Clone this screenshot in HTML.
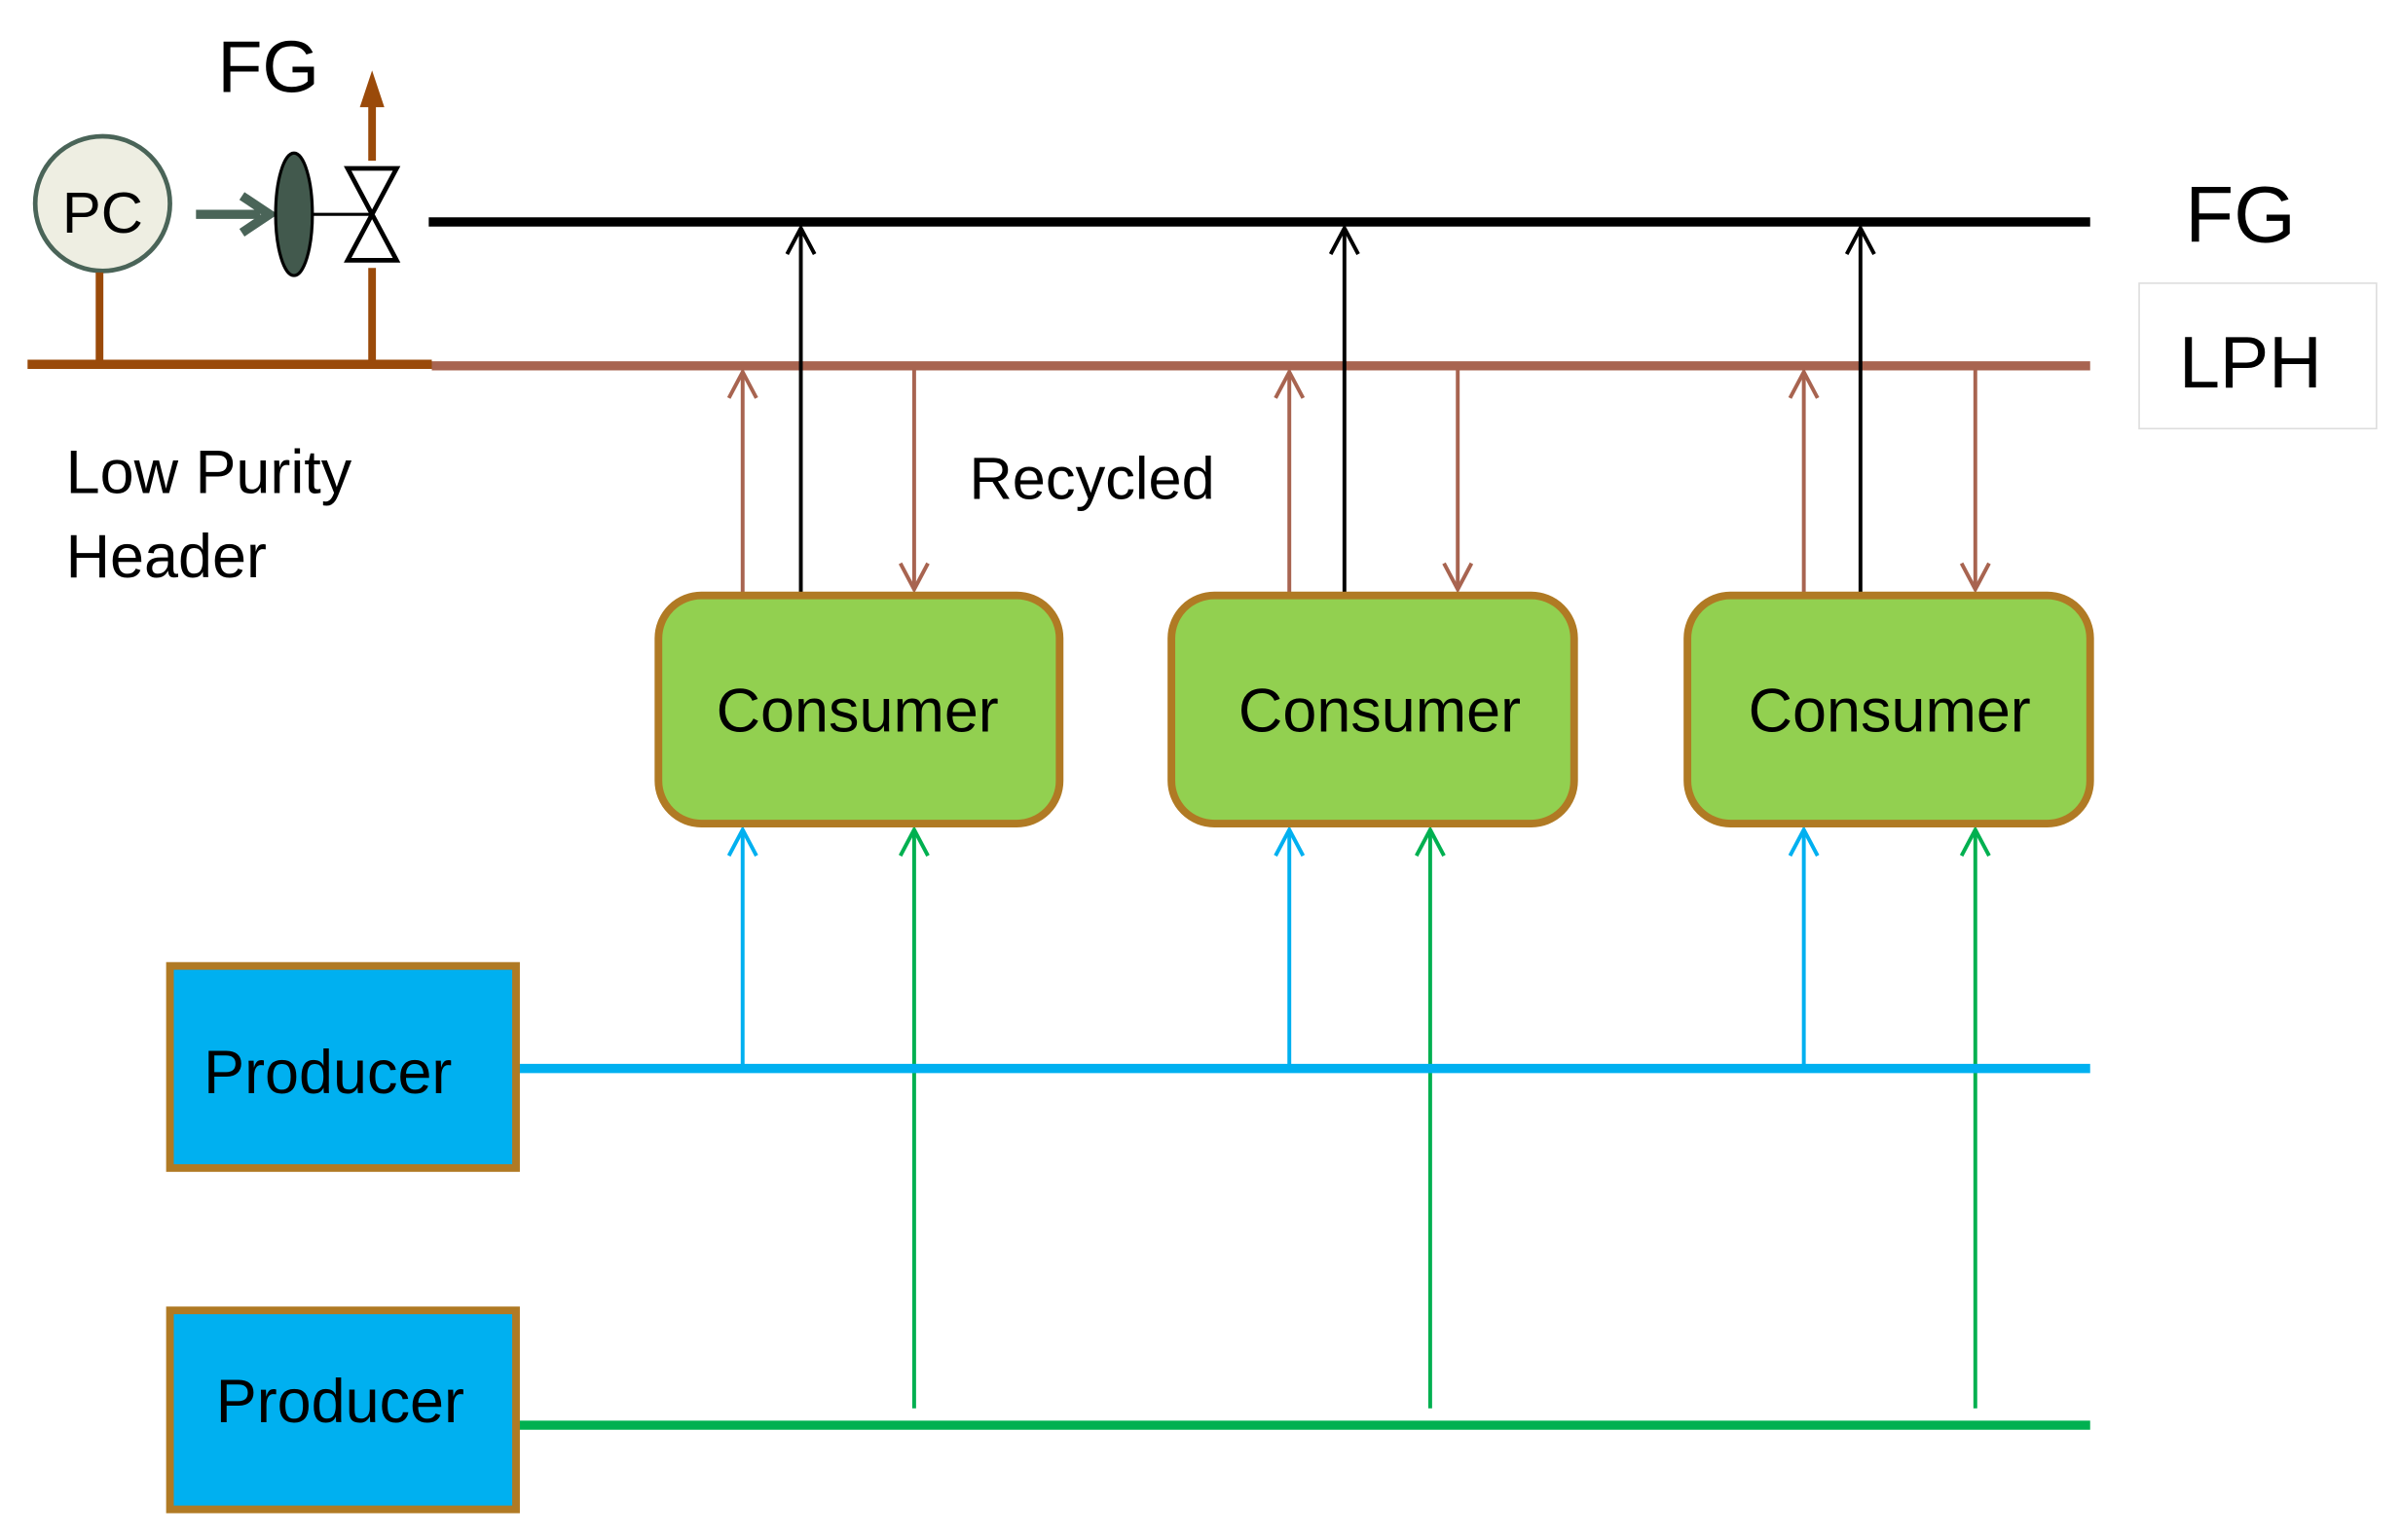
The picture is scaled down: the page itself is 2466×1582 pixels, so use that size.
<!DOCTYPE html>
<html><head><style>html,body{margin:0;padding:0;background:#fff}svg{display:block}</style></head>
<body>
<svg width="2466" height="1582" viewBox="0 0 1568 1006" preserveAspectRatio="none" xmlns="http://www.w3.org/2000/svg" font-family="Liberation Sans, sans-serif">
<text x="142" y="60" font-size="48">FG</text>
<line x1="243" y1="105" x2="243" y2="68" stroke="#9a4a0a" stroke-width="5"/>
<path d="M235,70 L243,46 L251,70 Z" fill="#9a4a0a"/>
<circle cx="67" cy="133" r="44" fill="#eeeee2" stroke="#4a6458" stroke-width="3"/>
<text x="67" y="152" font-size="38" text-anchor="middle">PC</text>
<line x1="65" y1="178" x2="65" y2="238" stroke="#9a4a0a" stroke-width="5"/>
<line x1="128" y1="140" x2="170" y2="140" stroke="#4a6458" stroke-width="6"/>
<path d="M158,128 L176,140 L158,152" fill="none" stroke="#4a6458" stroke-width="6"/>
<ellipse cx="192" cy="140" rx="12" ry="40" fill="#42594d" stroke="#000" stroke-width="2"/>
<line x1="204" y1="140" x2="243" y2="140" stroke="#000" stroke-width="2"/>
<path d="M227,110 L259,110 L227,170 L259,170 Z" fill="#fff" stroke="#000" stroke-width="3"/>
<line x1="243" y1="175" x2="243" y2="238" stroke="#9a4a0a" stroke-width="5"/>
<line x1="18" y1="238" x2="282" y2="238" stroke="#9a4a0a" stroke-width="6"/>
<line x1="282" y1="239" x2="1365" y2="239" stroke="#a86450" stroke-width="6"/>
<line x1="280" y1="145" x2="1365" y2="145" stroke="#000" stroke-width="6"/>
<text x="1427" y="158" font-size="52">FG</text>
<rect x="1397" y="185" width="155" height="95" fill="#fff" stroke="#ddd" stroke-width="1"/>
<text x="1423" y="253" font-size="48">LPH</text>
<text x="43" y="322" font-size="40">Low Purity</text>
<text x="43" y="377" font-size="40">Header</text>
<text x="633" y="326" font-size="39">Recycled</text>
<g stroke-width="2.5" fill="none">
<g stroke="#a86450">
<line x1="485" y1="389" x2="485" y2="243"/><path d="M476,260 L485,243 L494,260"/>
<line x1="597" y1="242" x2="597" y2="385"/><path d="M588,368 L597,385 L606,368"/>
<line x1="842" y1="389" x2="842" y2="243"/><path d="M833,260 L842,243 L851,260"/>
<line x1="952" y1="242" x2="952" y2="385"/><path d="M943,368 L952,385 L961,368"/>
<line x1="1178" y1="389" x2="1178" y2="243"/><path d="M1169,260 L1178,243 L1187,260"/>
<line x1="1290" y1="242" x2="1290" y2="385"/><path d="M1281,368 L1290,385 L1299,368"/>
</g>
<g stroke="#000">
<line x1="523" y1="389" x2="523" y2="149"/><path d="M514,166 L523,149 L532,166"/>
<line x1="878" y1="389" x2="878" y2="149"/><path d="M869,166 L878,149 L887,166"/>
<line x1="1215" y1="389" x2="1215" y2="149"/><path d="M1206,166 L1215,149 L1224,166"/>
</g>
<g stroke="#00b0f0">
<line x1="485" y1="698" x2="485" y2="542"/><path d="M476,559 L485,542 L494,559"/>
<line x1="842" y1="698" x2="842" y2="542"/><path d="M833,559 L842,542 L851,559"/>
<line x1="1178" y1="698" x2="1178" y2="542"/><path d="M1169,559 L1178,542 L1187,559"/>
</g>
<g stroke="#00b050">
<line x1="597" y1="920" x2="597" y2="542"/><path d="M588,559 L597,542 L606,559"/>
<line x1="934" y1="920" x2="934" y2="542"/><path d="M925,559 L934,542 L943,559"/>
<line x1="1290" y1="920" x2="1290" y2="542"/><path d="M1281,559 L1290,542 L1299,559"/>
</g>
</g>
<g fill="#92d050" stroke="#b07a24" stroke-width="5">
<rect x="430" y="389" width="262" height="149" rx="28"/>
<rect x="765" y="389" width="263" height="149" rx="28"/>
<rect x="1102" y="389" width="263" height="149" rx="28"/>
</g>
<g font-size="40" text-anchor="middle">
<text x="560" y="478">Consumer</text>
<text x="901" y="478">Consumer</text>
<text x="1234" y="478">Consumer</text>
</g>
<line x1="338" y1="698" x2="1365" y2="698" stroke="#00b0f0" stroke-width="6"/>
<line x1="338" y1="931" x2="1365" y2="931" stroke="#00b050" stroke-width="6"/>
<g fill="#00b0f0" stroke="#b07a24" stroke-width="5">
<rect x="111" y="631" width="226" height="132"/>
<rect x="111" y="856" width="226" height="130"/>
</g>
<text x="133" y="714" font-size="40">Producer</text>
<text x="141" y="929" font-size="40">Producer</text>
</svg>
</body></html>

- [JOB]:
Using the material above, set down every line exactly, but skip the pictures.

- [FULL ANSWER]:
Clone this screenshot in HTML.
The picture is scaled down: the page itself is 2466×1582 pixels, so use that size.
<!DOCTYPE html>
<html><head><style>html,body{margin:0;padding:0;background:#fff}svg{display:block}</style></head>
<body>
<svg width="2466" height="1582" viewBox="0 0 1568 1006" preserveAspectRatio="none" xmlns="http://www.w3.org/2000/svg" font-family="Liberation Sans, sans-serif">
<text x="142" y="60" font-size="48">FG</text>
<line x1="243" y1="105" x2="243" y2="68" stroke="#9a4a0a" stroke-width="5"/>
<path d="M235,70 L243,46 L251,70 Z" fill="#9a4a0a"/>
<circle cx="67" cy="133" r="44" fill="#eeeee2" stroke="#4a6458" stroke-width="3"/>
<text x="67" y="152" font-size="38" text-anchor="middle">PC</text>
<line x1="65" y1="178" x2="65" y2="238" stroke="#9a4a0a" stroke-width="5"/>
<line x1="128" y1="140" x2="170" y2="140" stroke="#4a6458" stroke-width="6"/>
<path d="M158,128 L176,140 L158,152" fill="none" stroke="#4a6458" stroke-width="6"/>
<ellipse cx="192" cy="140" rx="12" ry="40" fill="#42594d" stroke="#000" stroke-width="2"/>
<line x1="204" y1="140" x2="243" y2="140" stroke="#000" stroke-width="2"/>
<path d="M227,110 L259,110 L227,170 L259,170 Z" fill="#fff" stroke="#000" stroke-width="3"/>
<line x1="243" y1="175" x2="243" y2="238" stroke="#9a4a0a" stroke-width="5"/>
<line x1="18" y1="238" x2="282" y2="238" stroke="#9a4a0a" stroke-width="6"/>
<line x1="282" y1="239" x2="1365" y2="239" stroke="#a86450" stroke-width="6"/>
<line x1="280" y1="145" x2="1365" y2="145" stroke="#000" stroke-width="6"/>
<text x="1427" y="158" font-size="52">FG</text>
<rect x="1397" y="185" width="155" height="95" fill="#fff" stroke="#ddd" stroke-width="1"/>
<text x="1423" y="253" font-size="48">LPH</text>
<text x="43" y="322" font-size="40">Low Purity</text>
<text x="43" y="377" font-size="40">Header</text>
<text x="633" y="326" font-size="39">Recycled</text>
<g stroke-width="2.5" fill="none">
<g stroke="#a86450">
<line x1="485" y1="389" x2="485" y2="243"/><path d="M476,260 L485,243 L494,260"/>
<line x1="597" y1="242" x2="597" y2="385"/><path d="M588,368 L597,385 L606,368"/>
<line x1="842" y1="389" x2="842" y2="243"/><path d="M833,260 L842,243 L851,260"/>
<line x1="952" y1="242" x2="952" y2="385"/><path d="M943,368 L952,385 L961,368"/>
<line x1="1178" y1="389" x2="1178" y2="243"/><path d="M1169,260 L1178,243 L1187,260"/>
<line x1="1290" y1="242" x2="1290" y2="385"/><path d="M1281,368 L1290,385 L1299,368"/>
</g>
<g stroke="#000">
<line x1="523" y1="389" x2="523" y2="149"/><path d="M514,166 L523,149 L532,166"/>
<line x1="878" y1="389" x2="878" y2="149"/><path d="M869,166 L878,149 L887,166"/>
<line x1="1215" y1="389" x2="1215" y2="149"/><path d="M1206,166 L1215,149 L1224,166"/>
</g>
<g stroke="#00b0f0">
<line x1="485" y1="698" x2="485" y2="542"/><path d="M476,559 L485,542 L494,559"/>
<line x1="842" y1="698" x2="842" y2="542"/><path d="M833,559 L842,542 L851,559"/>
<line x1="1178" y1="698" x2="1178" y2="542"/><path d="M1169,559 L1178,542 L1187,559"/>
</g>
<g stroke="#00b050">
<line x1="597" y1="920" x2="597" y2="542"/><path d="M588,559 L597,542 L606,559"/>
<line x1="934" y1="920" x2="934" y2="542"/><path d="M925,559 L934,542 L943,559"/>
<line x1="1290" y1="920" x2="1290" y2="542"/><path d="M1281,559 L1290,542 L1299,559"/>
</g>
</g>
<g fill="#92d050" stroke="#b07a24" stroke-width="5">
<rect x="430" y="389" width="262" height="149" rx="28"/>
<rect x="765" y="389" width="263" height="149" rx="28"/>
<rect x="1102" y="389" width="263" height="149" rx="28"/>
</g>
<g font-size="40" text-anchor="middle">
<text x="560" y="478">Consumer</text>
<text x="901" y="478">Consumer</text>
<text x="1234" y="478">Consumer</text>
</g>
<line x1="338" y1="698" x2="1365" y2="698" stroke="#00b0f0" stroke-width="6"/>
<line x1="338" y1="931" x2="1365" y2="931" stroke="#00b050" stroke-width="6"/>
<g fill="#00b0f0" stroke="#b07a24" stroke-width="5">
<rect x="111" y="631" width="226" height="132"/>
<rect x="111" y="856" width="226" height="130"/>
</g>
<text x="133" y="714" font-size="40">Producer</text>
<text x="141" y="929" font-size="40">Producer</text>
</svg>
</body></html>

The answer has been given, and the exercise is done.